There are three standards I use to measure a player’s excellence and overall quality as a ball player: ability, teamwork, and integrity. This covers physical and relational aspects of the sport, as well as the substance of that player. We all know of players who are really good but won’t work as a team and are all flash and diva-like. This doesn’t show me he’s a quality player. He can hit a ball 600 feet or throw 100 mph, but so what if he can’t play as part of a team or have the personal character to carry him through a career longer than he spent in high school.
Bottom line is age is a very important number. It recognizes the choices you’ve made and the moments you’ve created along the way to reach that magical number of years.
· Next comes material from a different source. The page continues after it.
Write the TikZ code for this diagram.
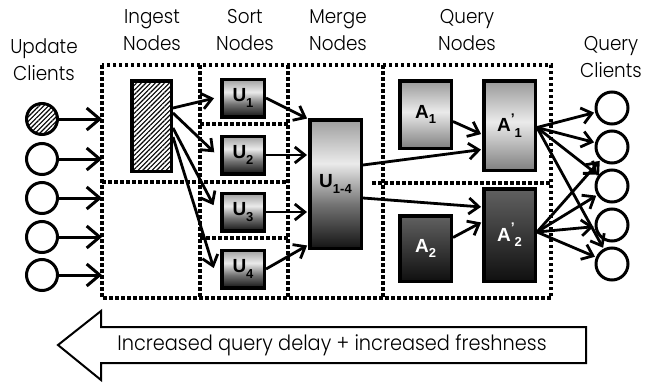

So why do we fear the higher numbers if they serve as a reminder of experiences and greatness not only we have witnessed but yet to come? Let’s celebrate those who are still pushing the envelope for greatness in a sport that they love to play and we love to watch.
And congratulations to former Yankee Nick Swisher, his wife Joanna, and their families on the birth of their baby girl today! She may be a baby Cleveland Indian now, but she will always have a little Yankee blood in her!!